Prompts designed to efficiently bring Claude Engineering CLI back up to speed after any connection or context loss, ensuring continuity in the development process.
A continuously updated file containing Claude's recommendations for next steps in the project, providing a clear roadmap for development.
- Python 3.12
- FFmpeg (for audio format conversion)
- Google Cloud account and credentials (for paid version)
- Anthropic API key (for Claude post-processing)
-
Clone this repository or download the project files.
-
Create and activate and venv
-
Install the required Python libraries:
pip install -r requirements.txt
or
pip install --no-cache-dir --upgrade -r requirements.txt
-
Install FFmpeg:
- On macOS (using Homebrew):
brew install ffmpeg
- On Ubuntu or Debian:
sudo apt-get install ffmpeg
- On Windows, download the FFmpeg binaries from the official website and add them to your system PATH.

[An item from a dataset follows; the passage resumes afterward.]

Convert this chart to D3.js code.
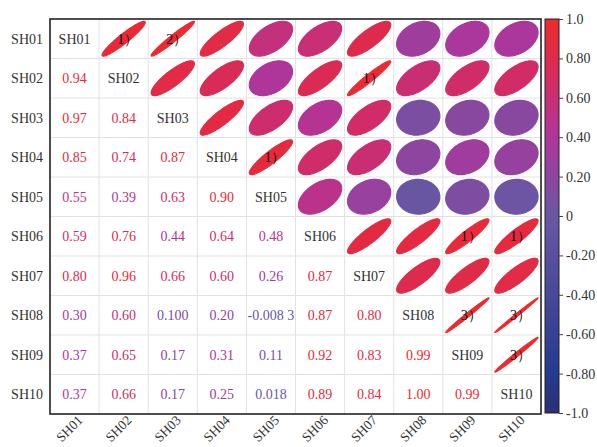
<!DOCTYPE html>
<html>
<head>
<meta charset="utf-8">
<script src="https://cdn.jsdelivr.net/npm/d3@7"></script>
<style>
  body { margin: 0; background: #fff; }
  text { font-family: "Liberation Serif", "Times New Roman", serif; }
</style>
</head>
<body>
<div id="chart"></div>
<script>
const W = 597, H = 447;
const marginLeft = 50, marginTop = 19, plotRight = 541, plotBottom = 414;

const names = ["SH01", "SH02", "SH03", "SH04", "SH05", "SH06", "SH07", "SH08", "SH09", "SH10"];

// lower triangle, row i has i values (columns 0..i-1)
const corrRows = [
  [],
  [0.94],
  [0.97, 0.84],
  [0.85, 0.74, 0.87],
  [0.55, 0.39, 0.63, 0.90],
  [0.59, 0.76, 0.44, 0.64, 0.48],
  [0.80, 0.96, 0.66, 0.60, 0.26, 0.87],
  [0.30, 0.60, 0.100, 0.20, -0.0083, 0.87, 0.80],
  [0.37, 0.65, 0.17, 0.31, 0.11, 0.92, 0.83, 0.99],
  [0.37, 0.66, 0.17, 0.25, 0.018, 0.89, 0.84, 1.00, 0.99]
];
const corrText = [
  [],
  ["0.94"],
  ["0.97", "0.84"],
  ["0.85", "0.74", "0.87"],
  ["0.55", "0.39", "0.63", "0.90"],
  ["0.59", "0.76", "0.44", "0.64", "0.48"],
  ["0.80", "0.96", "0.66", "0.60", "0.26", "0.87"],
  ["0.30", "0.60", "0.100", "0.20", "-0.008 3", "0.87", "0.80"],
  ["0.37", "0.65", "0.17", "0.31", "0.11", "0.92", "0.83", "0.99"],
  ["0.37", "0.66", "0.17", "0.25", "0.018", "0.89", "0.84", "1.00", "0.99"]
];

// group marks written over some ellipses: [row, col, text]
const groupMarks = [
  [0, 1, "1）"], [0, 2, "2）"], [1, 6, "1）"], [3, 4, "1）"],
  [5, 8, "1）"], [5, 9, "1）"], [7, 8, "3）"], [7, 9, "3）"], [8, 9, "3）"]
];

const colorStops = [-1, -0.8, 0, 0.4, 0.7, 1];
const colorRange = ["#2b2f77", "#243b90", "#6a56a3", "#b0359b", "#d62b5e", "#ee2a2c"];
const cbTicks = [1, 0.8, 0.6, 0.4, 0.2, 0, -0.2, -0.4, -0.6, -0.8, -1];
const cbTickLabels = ["1.0", "0.80", "0.60", "0.40", "0.20", "0", "-0.20", "-0.40", "-0.60", "-0.80", "-1.0"];

const svg = d3.select("#chart").append("svg")
  .attr("width", W)
  .attr("height", H);

const x = d3.scaleBand().domain(names).range([marginLeft, plotRight]);
const y = d3.scaleBand().domain(names).range([marginTop, plotBottom]);
const color = d3.scaleLinear().domain(colorStops).range(colorRange);

// grid
const grid = svg.append("g").attr("stroke", "#e2e2e2").attr("stroke-width", 1);
names.slice(1).forEach(n => {
  grid.append("line").attr("x1", x(n)).attr("x2", x(n)).attr("y1", marginTop).attr("y2", plotBottom);
  grid.append("line").attr("y1", y(n)).attr("y2", y(n)).attr("x1", marginLeft).attr("x2", plotRight);
});

// cells
const cells = [];
names.forEach((rn, i) => {
  names.forEach((cn, j) => {
    let r = null, label = null;
    if (j < i) { r = corrRows[i][j]; label = corrText[i][j]; }
    else if (j > i) { r = corrRows[j][i]; }
    cells.push({ i, j, rn, cn, r, label });
  });
});

const bw = x.bandwidth(), bh = y.bandwidth();
const ts = d3.range(0, 2 * Math.PI + 0.001, Math.PI / 60);

svg.selectAll(".ell")
  .data(cells.filter(d => d.j > d.i))
  .enter().append("path")
  .attr("class", "ell")
  .attr("fill", d => color(d.r))
  .attr("stroke", d => color(d.r))
  .attr("stroke-width", 1.2)
  .attr("d", d => {
    const cx = x(d.cn) + bw / 2, cy = y(d.rn) + bh / 2;
    const ex = d3.scaleLinear().domain([-1, 1]).range([cx - 0.44 * bw, cx + 0.44 * bw]);
    const ey = d3.scaleLinear().domain([-1, 1]).range([cy + 0.44 * bh, cy - 0.44 * bh]);
    const dd = Math.acos(Math.max(-0.995, Math.min(0.995, d.r)));
    return d3.line()
      .x(t => ex(Math.cos(t + dd / 2)))
      .y(t => ey(Math.cos(t - dd / 2)))(ts) + "Z";
  });

svg.selectAll(".val")
  .data(cells.filter(d => d.j < d.i))
  .enter().append("text")
  .attr("class", "val")
  .attr("x", d => x(d.cn) + bw / 2)
  .attr("y", d => y(d.rn) + bh / 2)
  .attr("dy", "0.35em")
  .attr("text-anchor", "middle")
  .attr("fill", d => color(d.r))
  .style("font-size", "14px")
  .text(d => d.label);

svg.selectAll(".diag")
  .data(names)
  .enter().append("text")
  .attr("class", "diag")
  .attr("x", d => x(d) + bw / 2)
  .attr("y", d => y(d) + bh / 2)
  .attr("dy", "0.35em")
  .attr("text-anchor", "middle")
  .attr("fill", "#333")
  .style("font-size", "14px")
  .text(d => d);

svg.selectAll(".mark")
  .data(groupMarks)
  .enter().append("text")
  .attr("class", "mark")
  .attr("x", d => x(names[d[1]]) + bw / 2 + 4)
  .attr("y", d => y(names[d[0]]) + bh / 2)
  .attr("dy", "0.35em")
  .attr("text-anchor", "middle")
  .attr("fill", "#111")
  .style("font-size", "14px")
  .text(d => d[2]);

// border
svg.append("rect")
  .attr("x", marginLeft).attr("y", marginTop)
  .attr("width", plotRight - marginLeft).attr("height", plotBottom - marginTop)
  .attr("fill", "none").attr("stroke", "#222").attr("stroke-width", 1.6);

// row labels
svg.selectAll(".ylab")
  .data(names)
  .enter().append("text")
  .attr("class", "ylab")
  .attr("x", marginLeft - 7)
  .attr("y", d => y(d) + bh / 2)
  .attr("dy", "0.35em")
  .attr("text-anchor", "end")
  .attr("fill", "#333")
  .style("font-size", "14px")
  .text(d => d);

// column labels
svg.selectAll(".xlab")
  .data(names)
  .enter().append("text")
  .attr("class", "xlab")
  .attr("transform", d => `translate(${x(d) + bw / 2 + 9},${plotBottom + 7}) rotate(-45)`)
  .attr("text-anchor", "end")
  .attr("fill", "#333")
  .style("font-size", "13.5px")
  .text(d => d);

// colorbar
const cbX = 545, cbW = 14, cbTop = 19, cbBottom = 413;
const cb = d3.scaleLinear().domain([-1, 1]).range([cbBottom, cbTop]);

const grad = svg.append("defs").append("linearGradient")
  .attr("id", "cbgrad").attr("x1", 0).attr("x2", 0).attr("y1", 1).attr("y2", 0);
grad.selectAll("stop")
  .data(d3.range(0, 21).map(k => -1 + k * 0.1))
  .enter().append("stop")
  .attr("offset", d => (d + 1) / 2)
  .attr("stop-color", d => color(d));

svg.append("rect")
  .attr("x", cbX).attr("y", cbTop)
  .attr("width", cbW).attr("height", cbBottom - cbTop)
  .attr("fill", "url(#cbgrad)")
  .attr("stroke", "#222").attr("stroke-width", 1);

const cbAxis = svg.append("g")
  .attr("transform", `translate(${cbX + cbW},0)`)
  .call(d3.axisRight(cb).tickValues(cbTicks).tickSize(4).tickPadding(3)
    .tickFormat((d, k) => cbTickLabels[k]));
cbAxis.select(".domain").remove();
cbAxis.selectAll("line").attr("stroke", "#444");
cbAxis.selectAll("text")
  .attr("fill", "#333")
  .style("font-size", "14px")
  .style("font-family", "Liberation Serif, Times New Roman, serif");
</script>
</body>
</html>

- On macOS (using Homebrew):
-
For the paid version, follow the setup instructions in the google-cloud-api-setup.md file.
-
For Claude post-processing, create a .env file (see: .env-example) in the project root and add your Anthropic API key:
CLAUDE_API_KEY=your_api_key_here
Run the main script from the command line:
python3 main.py
Follow the interactive prompts to:
- Choose between the free version (for short audio clips) and the paid version (for longer audio files).
- Provide the path to your audio file.
- Save the transcription (optional) and choose the output format (text or markdown).
- Optionally post-process the transcription using Claude Opus 3.
The script will:
- Convert the audio file to the required format if necessary.
- For longer files (paid version), split the audio into chunks for efficient processing.
- Transcribe the audio using the selected service, with parallel processing for longer files.
- Display the transcription, word count, audio duration, and confidence score (where applicable).
- Show real-time progress for longer files being processed in chunks.
- Optionally save the transcription to a file in the specified directory.
- If chosen, post-process the transcription using Claude Opus 3 for improved formatting and error correction.
- Ensure FFmpeg is correctly installed and accessible in your system PATH.
- Verify that you have an active internet connection, as both versions use online speech recognition services.
- For the paid version, make sure your Google Cloud credentials are correctly set up as described in the google-cloud-api-setup.md file.
- For Claude post-processing, ensure your Anthropic API key is correctly set in the .env file.
- If you encounter "Invalid audio file" errors, check that your audio file is not corrupted and is in a supported format.
- For very large audio files, ensure you have sufficient disk space for temporary files and chunked processing.
- If you experience API quota issues with the paid version or Claude post-processing, check your respective API consoles for any limits or billing issues.
If you encounter any other issues or have questions, please open an issue in this repository.
- v1.0.0
- Initial release
- Implement batch processing for multiple audio files
- Develop a web-based user interface for easier use
- Add support for more languages and dialects
- Implement a caching system to avoid reprocessing of previously transcribed audio
- Explore options for improving transcription accuracy through custom language models
- Develop a comprehensive logging system for better debugging and performance analysis
- Enhance the Claude post-processing feature with more advanced formatting options
- Implement a progress bar for long-running processes
- Develop a comprehensive logging system for better debugging and performance analysis
- Enhance the Claude post-processing feature with more advanced formatting options
- Implement a progress bar for long-running processes
We welcome contributions and suggestions to improve this tool.
This project is licensed under the MIT License. See the LICENSE file for details.